The Politics of Pockets

Men’s dress is designed for utility; women’s dress is designed for beauty. It’s not a giant leap to see how pockets, or the lack thereof, reinforce sexist ideas of gender. Men are busy doing things; women are busy being looked at. Who needs pockets? …

Much has been written about how sexism dictates whether a garment gets usable pockets. While class unquestionably plays a part, men’s clothing tends to have capacious, visible pockets; women’s clothing tends to have small pockets, if any at all. Content with their pockets, men have little to say about them, but women have been complaining about the inadequacy of their pockets for more than a century. “One supremacy there is in men’s clothing… its adaptation to pockets,” Charlotte P. Gilman wrote for the New York Times in 1905. She continues, “Women have from time to time carried bags, sometimes sewn in, sometimes tied on, sometimes brandished in the hand, but a bag is not a pocket.”

Truer words have rarely been written. A bag is not a pocket, and pockets — more than pants, more than ties, more than boxer-briefs, even more than suits — are the great clothing gender divide. Pockets are political, but probably not in the way you’d first expect.

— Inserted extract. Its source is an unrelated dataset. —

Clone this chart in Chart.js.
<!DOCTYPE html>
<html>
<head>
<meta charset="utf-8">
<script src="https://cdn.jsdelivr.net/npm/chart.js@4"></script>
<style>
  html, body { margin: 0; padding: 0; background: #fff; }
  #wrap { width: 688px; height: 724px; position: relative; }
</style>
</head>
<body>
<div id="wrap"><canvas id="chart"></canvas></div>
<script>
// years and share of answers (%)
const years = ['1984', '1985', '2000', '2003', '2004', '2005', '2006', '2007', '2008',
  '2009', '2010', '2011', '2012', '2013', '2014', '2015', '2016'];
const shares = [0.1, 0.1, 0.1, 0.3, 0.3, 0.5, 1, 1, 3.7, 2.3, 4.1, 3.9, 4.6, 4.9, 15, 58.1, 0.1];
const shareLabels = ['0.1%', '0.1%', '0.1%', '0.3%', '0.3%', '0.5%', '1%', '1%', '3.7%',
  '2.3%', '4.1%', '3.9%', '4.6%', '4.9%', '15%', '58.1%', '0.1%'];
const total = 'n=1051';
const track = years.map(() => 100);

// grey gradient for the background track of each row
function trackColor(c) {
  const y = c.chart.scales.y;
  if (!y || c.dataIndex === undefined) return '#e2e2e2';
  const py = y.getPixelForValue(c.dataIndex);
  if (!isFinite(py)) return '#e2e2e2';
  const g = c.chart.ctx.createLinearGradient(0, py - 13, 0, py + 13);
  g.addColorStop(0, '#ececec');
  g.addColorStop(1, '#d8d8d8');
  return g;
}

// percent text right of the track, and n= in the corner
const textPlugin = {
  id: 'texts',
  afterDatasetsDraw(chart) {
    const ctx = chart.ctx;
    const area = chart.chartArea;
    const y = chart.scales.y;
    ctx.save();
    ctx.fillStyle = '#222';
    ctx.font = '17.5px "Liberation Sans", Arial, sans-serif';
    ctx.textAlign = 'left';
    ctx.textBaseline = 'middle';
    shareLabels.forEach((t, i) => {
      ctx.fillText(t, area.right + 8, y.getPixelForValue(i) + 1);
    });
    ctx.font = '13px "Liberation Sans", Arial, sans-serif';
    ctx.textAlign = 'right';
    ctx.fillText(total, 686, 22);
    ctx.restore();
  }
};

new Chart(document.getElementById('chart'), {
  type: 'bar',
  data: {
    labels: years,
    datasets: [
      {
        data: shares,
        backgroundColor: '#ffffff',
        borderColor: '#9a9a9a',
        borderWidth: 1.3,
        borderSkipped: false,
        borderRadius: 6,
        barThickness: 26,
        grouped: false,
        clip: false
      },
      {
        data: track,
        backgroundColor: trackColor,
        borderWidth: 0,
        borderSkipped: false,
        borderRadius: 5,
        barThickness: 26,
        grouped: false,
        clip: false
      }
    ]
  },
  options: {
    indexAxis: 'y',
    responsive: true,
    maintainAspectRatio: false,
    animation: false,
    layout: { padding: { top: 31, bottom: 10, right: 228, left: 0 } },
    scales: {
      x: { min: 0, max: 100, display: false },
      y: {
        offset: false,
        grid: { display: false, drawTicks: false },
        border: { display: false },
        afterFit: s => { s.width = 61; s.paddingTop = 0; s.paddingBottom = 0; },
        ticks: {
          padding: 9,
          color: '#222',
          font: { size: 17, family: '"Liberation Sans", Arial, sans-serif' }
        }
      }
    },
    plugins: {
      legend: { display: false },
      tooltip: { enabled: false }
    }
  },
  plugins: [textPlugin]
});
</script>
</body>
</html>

Once upon a time, everyone carried bags. In the Medieval era, both men and women tied their bags to the waist or wore them suspended from belts; these bags looked very much like Renfaire fanny packs. As the rural world grew more urban and criminals more sophisticated, people cunningly hid their external pockets under layers of clothing to hinder cutpurses; men’s jackets and women’s petticoats were outfitted with little slits that allowed to you access your tied-on pockets through your clothing.